THE PROBLEM
Can you transcribe the data exactly? Leave the pictures out.

RECORDED DATA
— start —
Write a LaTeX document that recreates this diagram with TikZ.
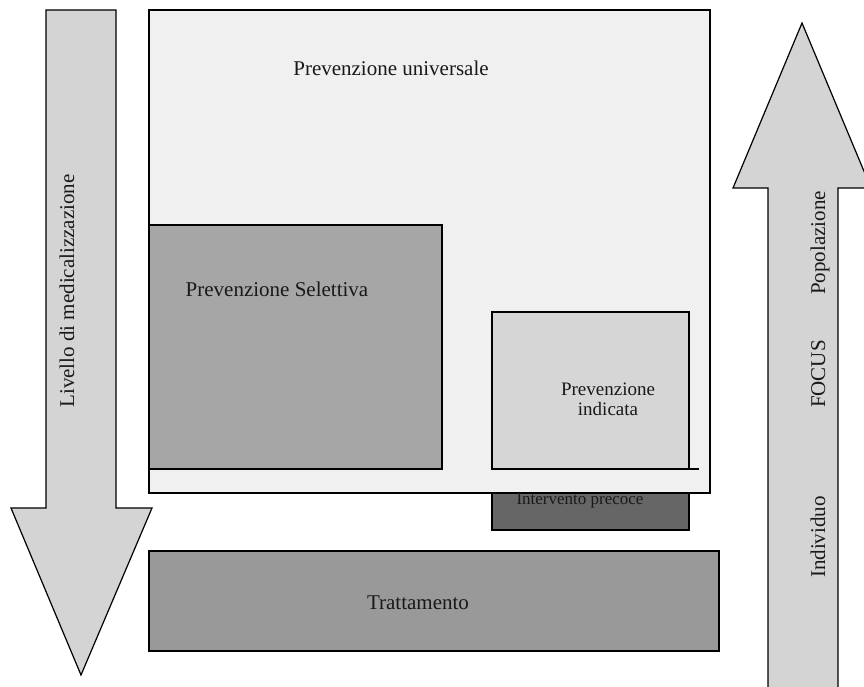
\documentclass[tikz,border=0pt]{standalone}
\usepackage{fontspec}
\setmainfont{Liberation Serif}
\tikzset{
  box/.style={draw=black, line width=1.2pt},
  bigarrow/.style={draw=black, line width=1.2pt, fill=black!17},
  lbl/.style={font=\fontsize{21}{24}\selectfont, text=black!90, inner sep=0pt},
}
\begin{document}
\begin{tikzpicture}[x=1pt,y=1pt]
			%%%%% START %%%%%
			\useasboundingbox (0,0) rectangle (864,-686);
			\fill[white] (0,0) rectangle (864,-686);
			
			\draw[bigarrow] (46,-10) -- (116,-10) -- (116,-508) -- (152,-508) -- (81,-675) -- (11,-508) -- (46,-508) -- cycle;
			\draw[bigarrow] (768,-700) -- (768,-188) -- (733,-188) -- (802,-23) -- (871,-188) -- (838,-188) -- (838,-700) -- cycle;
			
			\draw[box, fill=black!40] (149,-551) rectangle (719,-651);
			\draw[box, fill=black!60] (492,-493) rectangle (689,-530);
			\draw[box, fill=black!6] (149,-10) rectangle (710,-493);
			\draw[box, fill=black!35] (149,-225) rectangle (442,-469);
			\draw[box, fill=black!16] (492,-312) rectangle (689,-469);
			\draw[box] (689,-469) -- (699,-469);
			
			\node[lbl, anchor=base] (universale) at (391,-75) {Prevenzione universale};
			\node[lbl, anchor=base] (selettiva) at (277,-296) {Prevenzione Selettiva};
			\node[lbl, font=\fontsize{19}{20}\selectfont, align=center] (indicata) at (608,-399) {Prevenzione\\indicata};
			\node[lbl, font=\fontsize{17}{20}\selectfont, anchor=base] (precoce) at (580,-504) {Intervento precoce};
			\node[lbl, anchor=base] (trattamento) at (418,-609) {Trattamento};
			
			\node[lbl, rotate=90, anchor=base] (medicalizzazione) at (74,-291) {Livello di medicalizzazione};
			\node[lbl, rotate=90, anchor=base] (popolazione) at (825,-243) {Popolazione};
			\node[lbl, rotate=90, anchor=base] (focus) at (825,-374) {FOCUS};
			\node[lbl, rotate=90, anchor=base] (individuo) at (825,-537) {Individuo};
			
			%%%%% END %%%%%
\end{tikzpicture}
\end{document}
— end —
RESPONSE FOR THIS EXERCISE
Write a LaTeX document that recreates this diagram with TikZ.
\documentclass[tikz,border=0pt]{standalone}
\usepackage{fontspec}
\setmainfont{Liberation Serif}
\tikzset{
  box/.style={draw=black, line width=1.2pt},
  bigarrow/.style={draw=black, line width=1.2pt, fill=black!17},
  lbl/.style={font=\fontsize{21}{24}\selectfont, text=black!90, inner sep=0pt},
}
\begin{document}
\begin{tikzpicture}[x=1pt,y=1pt]
			%%%%% START %%%%%
			\useasboundingbox (0,0) rectangle (864,-686);
			\fill[white] (0,0) rectangle (864,-686);
			
			\draw[bigarrow] (46,-10) -- (116,-10) -- (116,-508) -- (152,-508) -- (81,-675) -- (11,-508) -- (46,-508) -- cycle;
			\draw[bigarrow] (768,-700) -- (768,-188) -- (733,-188) -- (802,-23) -- (871,-188) -- (838,-188) -- (838,-700) -- cycle;
			
			\draw[box, fill=black!40] (149,-551) rectangle (719,-651);
			\draw[box, fill=black!60] (492,-493) rectangle (689,-530);
			\draw[box, fill=black!6] (149,-10) rectangle (710,-493);
			\draw[box, fill=black!35] (149,-225) rectangle (442,-469);
			\draw[box, fill=black!16] (492,-312) rectangle (689,-469);
			\draw[box] (689,-469) -- (699,-469);
			
			\node[lbl, anchor=base] (universale) at (391,-75) {Prevenzione universale};
			\node[lbl, anchor=base] (selettiva) at (277,-296) {Prevenzione Selettiva};
			\node[lbl, font=\fontsize{19}{20}\selectfont, align=center] (indicata) at (608,-399) {Prevenzione\\indicata};
			\node[lbl, font=\fontsize{17}{20}\selectfont, anchor=base] (precoce) at (580,-504) {Intervento precoce};
			\node[lbl, anchor=base] (trattamento) at (418,-609) {Trattamento};
			
			\node[lbl, rotate=90, anchor=base] (medicalizzazione) at (74,-291) {Livello di medicalizzazione};
			\node[lbl, rotate=90, anchor=base] (popolazione) at (825,-243) {Popolazione};
			\node[lbl, rotate=90, anchor=base] (focus) at (825,-374) {FOCUS};
			\node[lbl, rotate=90, anchor=base] (individuo) at (825,-537) {Individuo};
			
			%%%%% END %%%%%
\end{tikzpicture}
\end{document}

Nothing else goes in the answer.